The Problem: Reports Are Boring
At risk of sounding like a fifth grader again, it must be said: most data reports are boring. Data is supposed to get people pumped about making profitable changes, but endless numbers, lines, and pages can make people pumped about taking a nap instead. Which many do, instead of opting to read the reports. Considering traditional data reports can take so long to create, it can be pretty demoralizing to realize no one is actually reading what you’re writing.
The Solution: Create Dynamic Visuals
Data tells a story, but when it’s presented in the form of spreadsheets and numbers, it can be difficult (read: impossible) to know what that story is. A data visual that keeps the four basic elements of data viz in mind—concept, information, function, and form—can not only make it easier for audiences to understand the metrics placed before them, but it can make them want to understand.

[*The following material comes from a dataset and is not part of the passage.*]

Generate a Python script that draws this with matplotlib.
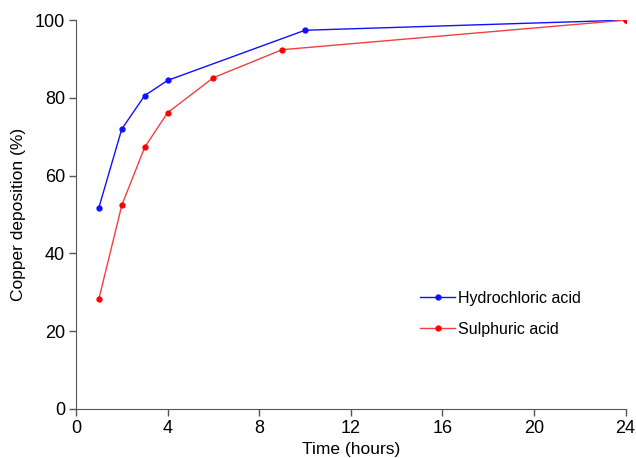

When building your dashboard, start by compiling all of your complex insights and concepts into a single view that immediately conveys a message to the viewer. You can do this by establishing context through visual elements and by focusing only on the details that matter. Allow the audience the chance to engage with the data on a deeper level when they’re to, by allowing for drill downs to reveal greater details and more impactful insights.
If you continue to use the same old data reporting processes, data reporting will continue to suck. However, if you take the time to implement innovative data reporting processes and technologies, and if you allow your BI team to get creative with their reports, you may discover that data can actually be fun (and, you know, useful).